For each data frame below identify whether the data are in tidy format or not. Provide reasoning for your answer.

Data frame A
dog breed height weight
1 Sheltie 17 27
2 Black Lab 18 45
3 German Shepherd 29 58
4 Sheltie 14 19
Data frame B
student name year pretest posttest
1 Jamila JR 84 91
2 Frank SR 76 88
3 Rose SR 65 77
4 Courtney SO 85 86
5 Lavelle JR 81 91
Data frame C
county type info
Ramsey size 155.78
Hennepin size 556.62
Dakota size 569.58
Ramsey population 508640.00
Hennepin population 1152425.00
Dakota population 398552.00
Ramsey established 1849.00
Hennepin established 1852.00
Dakota established 1849.00

 

Pivoting I

For each situation below identify the number of rows and columns in the new pivoted data frame. [Think deeply about your answers here but note that you will not be graded on your answers to these questions.]

  1. Pivot data frame B (from the question above) in such a manner that pre- and post-test scores will be in one column (each test score will be in its own row of this column) with a separate column that indicates whether the test score is from a pre- or post-test.
  2. Pivot data frame C (from the question above) in such a manner that the “items” listed under type will be separated into new columns with the corresponding values under info in each column.

 

Pivoting II

For each situation in “Pivoting I” enter the original data frame in R, pivot the data to a new data frame (show your R and the final pivoted data frame).

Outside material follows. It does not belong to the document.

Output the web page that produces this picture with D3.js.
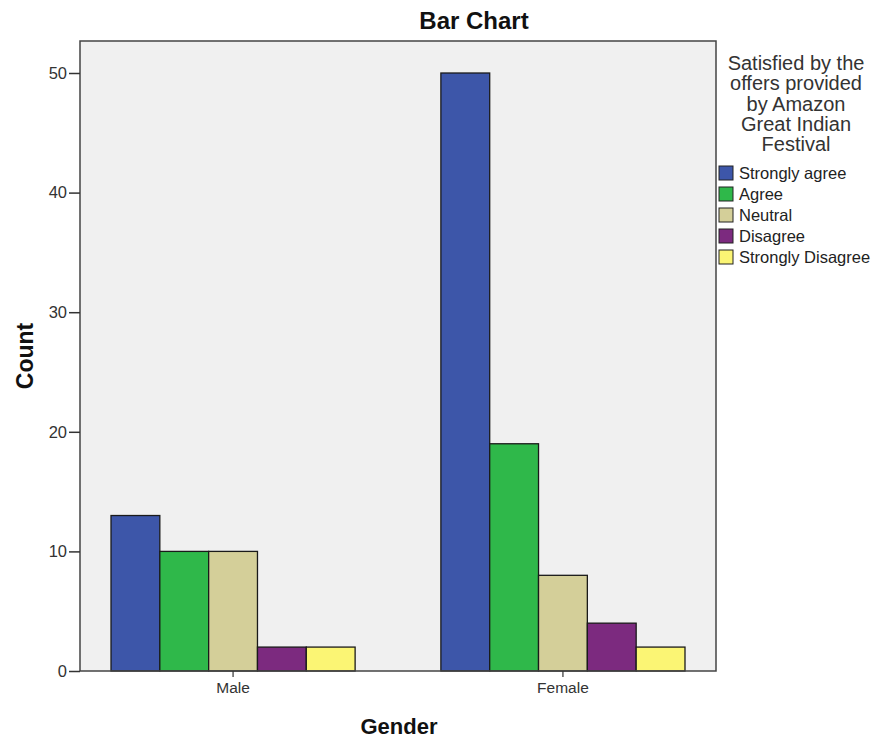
<!DOCTYPE html>
<html><head><meta charset="utf-8">
<script src="https://cdn.jsdelivr.net/npm/d3@7"></script>
<style>body{margin:0;background:#fff;} text{font-family:"Liberation Sans",Arial,sans-serif;}</style>
</head><body>
<svg id="c" width="873" height="741"></svg>
<script>
const genders = ["Male", "Female"];
const responses = ["Strongly agree", "Agree", "Neutral", "Disagree", "Strongly Disagree"];
const maleCounts = [13, 10, 10, 2, 2];
const femaleCounts = [50, 19, 8, 4, 2];
const colors = ["#3d56a9", "#2fb84a", "#d4cf99", "#7c2a7f", "#fbf574"];
const yTicks = [0, 10, 20, 30, 40, 50];
const legendTitle = ["Satisfied by the", "offers provided", "by Amazon", "Great Indian", "Festival"];

const data = genders.map((g, i) => ({gender: g, values: (i === 0 ? maleCounts : femaleCounts)}));

const svg = d3.select("#c");
const L = 80, T = 41, R = 716, B = 671;

svg.append("rect").attr("x", L).attr("y", T).attr("width", R - L).attr("height", B - T).attr("fill", "#f0f0f0");

const x = d3.scaleBand().domain(genders).range([L, R]).paddingInner(0.26).paddingOuter(0.094);
const x1 = d3.scaleBand().domain(responses).range([0, x.bandwidth()]);
const y = d3.scaleLinear().domain([0, (B - T) / ((B - 73) / 50)]).range([B, T]);

const g = svg.append("g");
data.forEach(d => {
  g.selectAll(null).data(d.values).enter().append("rect")
    .attr("x", (v, j) => x(d.gender) + x1(responses[j]))
    .attr("y", v => y(v))
    .attr("width", x1.bandwidth())
    .attr("height", v => y(0) - y(v))
    .attr("fill", (v, j) => colors[j])
    .attr("stroke", "#1a1a1a").attr("stroke-width", 1.3);
});

// frame
svg.append("rect").attr("x", L).attr("y", T).attr("width", R - L).attr("height", B - T)
  .attr("fill", "none").attr("stroke", "#444").attr("stroke-width", 1.5);

const yAxis = svg.append("g").attr("transform", `translate(${L},0)`)
  .call(d3.axisLeft(y).tickValues(yTicks).tickSize(11).tickSizeOuter(0).tickPadding(2));
yAxis.select(".domain").remove();
yAxis.selectAll("line").attr("stroke", "#333").attr("stroke-width", 1.5);
yAxis.selectAll("text").attr("font-size", 16.5).attr("fill", "#333").style("font-family", "Liberation Sans, Arial, sans-serif");

const xAxis = svg.append("g").attr("transform", `translate(0,${B})`)
  .call(d3.axisBottom(x).tickSize(6).tickSizeOuter(0).tickPadding(5));
xAxis.select(".domain").remove();
xAxis.selectAll("line").attr("stroke", "#333").attr("stroke-width", 1.2);
xAxis.selectAll("text").attr("font-size", 15.5).attr("fill", "#333").style("font-family", "Liberation Sans, Arial, sans-serif");

svg.append("text").attr("x", 474).attr("y", 29).attr("text-anchor", "middle")
  .attr("font-size", 24).attr("font-weight", "bold").attr("fill", "#111").text("Bar Chart");
svg.append("text").attr("x", 399).attr("y", 734).attr("text-anchor", "middle")
  .attr("font-size", 22).attr("font-weight", "bold").attr("fill", "#111").text("Gender");
svg.append("text").attr("transform", "translate(33,356) rotate(-90)").attr("text-anchor", "middle")
  .attr("font-size", 23).attr("font-weight", "bold").attr("fill", "#111").text("Count");

const lg = svg.append("g");
legendTitle.forEach((t, i) => {
  lg.append("text").attr("x", 796).attr("y", 70 + i * 20.3).attr("text-anchor", "middle")
    .attr("font-size", 20).attr("fill", "#333").text(t);
});
responses.forEach((r, i) => {
  const yy = 166 + i * 21;
  lg.append("rect").attr("x", 719).attr("y", yy).attr("width", 14).attr("height", 14)
    .attr("fill", colors[i]).attr("stroke", "#222").attr("stroke-width", 1);
  lg.append("text").attr("x", 739).attr("y", yy + 13).attr("font-size", 16.5).attr("fill", "#222").text(r);
});
</script>
</body></html>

From these results reflect on your answers in “Pivoting I.” Were each of your answers correct? Which ones (if any) were not correct and where do you think your reasoning went awry?

 

Wisconsin Deer Harvest

The number of antlered deer harvested per year in five counties in northern Wisconsin were recorded in WIDeer.xlsx. Examine and load these data into R to answer the following questions.

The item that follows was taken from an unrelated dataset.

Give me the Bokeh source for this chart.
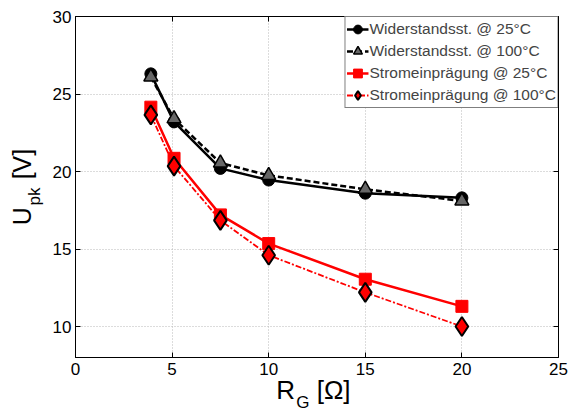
from bokeh.plotting import figure
from bokeh.models import Range1d, LinearAxis, FixedTicker
from bokeh.embed import file_html
from bokeh.resources import INLINE

# ---- data ----
rg = [3.9, 5.1, 7.5, 10, 15, 20]
wid_25 = [26.3, 23.2, 20.2, 19.45, 18.6, 18.3]
wid_100 = [26.1, 23.4, 20.55, 19.75, 18.85, 18.1]
strom_25 = [24.15, 20.85, 17.2, 15.35, 13.05, 11.3]
strom_100 = [23.65, 20.35, 16.85, 14.6, 12.2, 10.0]
x_ticks = [0, 5, 10, 15, 20, 25]
y_ticks = [10, 15, 20, 25, 30]
labels = ["Widerstandsst. @ 25°C", "Widerstandsst. @ 100°C",
          "Stromeinprägung @ 25°C", "Stromeinprägung @ 100°C"]
NB = "\u00a0"
# axis titles; non-breaking spaces leave room for / place the subscripts
y_title = "U" + NB * 4 + "[V]"
y_sub = "pk" + NB * 4
x_title = "R" + NB * 3 + "[Ω]" + NB
x_sub = "G" + NB * 6

FONT = "Liberation Sans"

p = figure(width=569, height=414, output_backend="svg", toolbar_location=None,
           x_range=Range1d(0, 25), y_range=Range1d(8, 30),
           min_border_left=75, min_border_right=11, min_border_top=16,
           min_border_bottom=57)
p.background_fill_color = "white"
p.border_fill_color = "white"
p.outline_line_color = "black"
p.outline_line_width = 1

for ax in (p.xaxis, p.yaxis):
    ax.major_tick_in = 5
    ax.major_tick_out = 0
    ax.minor_tick_line_color = None
    ax.minor_tick_out = 0
    ax.axis_line_color = "black"
    ax.major_label_text_font = FONT
    ax.major_label_text_font_size = "17px"
    ax.major_label_text_color = "black"
p.xaxis.ticker = FixedTicker(ticks=x_ticks)
p.yaxis.ticker = FixedTicker(ticks=y_ticks)
p.xaxis.major_label_standoff = 5
p.yaxis.major_label_standoff = 4

p.xgrid.ticker = FixedTicker(ticks=x_ticks)
p.ygrid.ticker = FixedTicker(ticks=y_ticks)
for g in (p.xgrid, p.ygrid):
    g.grid_line_color = "#b8b8b8"
    g.grid_line_dash = "1 2"
    g.grid_line_width = 1


# mirrored inward ticks on the top and right edges (labels not painted)
def mirror_axis(ticks, side):
    ax = LinearAxis(ticker=FixedTicker(ticks=ticks), major_tick_in=5,
                    major_tick_out=0, minor_tick_line_color=None,
                    minor_tick_in=0, minor_tick_out=0, axis_line_color=None,
                    major_label_text_color=None, major_label_text_font_size="1px",
                    major_label_standoff=0)
    p.add_layout(ax, side)


mirror_axis(y_ticks, "right")
mirror_axis(x_ticks, "above")


# ---- axis titles: extra label-only axes stacked outside the main axes ----
def title_axis(text, size, side, standoff):
    ax = LinearAxis(ticker=FixedTicker(ticks=[]), axis_label=text,
                    axis_label_text_font=FONT, axis_label_text_font_size=size,
                    axis_label_text_font_style="normal",
                    axis_label_text_color="black",
                    axis_label_standoff=standoff,
                    axis_line_color=None, major_tick_line_color=None,
                    minor_tick_line_color=None, major_tick_in=0, major_tick_out=0,
                    minor_tick_in=0, minor_tick_out=0, major_label_standoff=0)
    p.add_layout(ax, side)


title_axis(y_sub, "17px", "left", 6)
title_axis(y_title, "25px", "left", -14)
title_axis(x_title, "26px", "below", -3)
title_axis(x_sub, "17px", "below", -15)

# ---- series ----
p.line(rg, wid_25, line_color="black", line_width=2.5, legend_label=labels[0])
p.scatter(rg, wid_25, marker="circle", size=12, fill_color="black",
          line_color="black", legend_label=labels[0])

p.line(rg, wid_100, line_color="black", line_width=2.5, line_dash="6 3",
       legend_label=labels[1])
p.scatter(rg, wid_100, marker="triangle", size=14, fill_color="#666666",
          line_color="black", line_width=1.5, legend_label=labels[1])

p.line(rg, strom_25, line_color="#ff0000", line_width=2.5, legend_label=labels[2])
p.scatter(rg, strom_25, marker="square", size=12, fill_color="#ff0000",
          line_color="#ff0000", legend_label=labels[2])

p.line(rg, strom_100, line_color="#ff0000", line_width=1.8, line_dash="6 2 2 2",
       legend_label=labels[3])
p.scatter(rg, strom_100, marker="diamond", size=19, fill_color="#ff0000",
          line_color="black", line_width=2, legend_label=labels[3])

lg = p.legend[0]
lg.location = "top_right"
lg.margin = 0
lg.padding = 1
lg.spacing = 0
lg.glyph_width = 22
lg.glyph_height = 22
lg.label_height = 22
lg.label_standoff = 1
lg.label_text_font = FONT
lg.label_text_font_size = "15.5px"
lg.border_line_color = "black"
lg.border_line_width = 1
lg.background_fill_alpha = 1

open("out.html", "w").write(file_html(p, INLINE))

  1. Are these data tidy? Explain.
  2. Pivot these data into a tidy format (that will be easy to plot number harvested per year separated by county). Show your R code and resulting data frame.

 

Fish Tagging Data

Northland students have individually tagged many fish on Inch Lake. Some of these fish are later recaptured. For each encounter the fish species, unique tag number, capture date, total length (inches), and weight (g) is recorded. In addition, a variable called recap is created which is 0 for the first encounter with the fish (the tagging time) and 1 for the second encounter (the recapture time). These data are recorded in InchLakeTags.xlsx.

Load these data into R and wrangle the data into a new data frame that will allow three new variables to be created – amount of time between captures (i.e., between tagging and recapture), change in total length between captures, and change in weight between captures. You do not need to calculate these new variables (you will do this in a future exercise). Show all of your code and your final data frame. [Hint: Each variable that is a part of a change calculation should be its own variable.]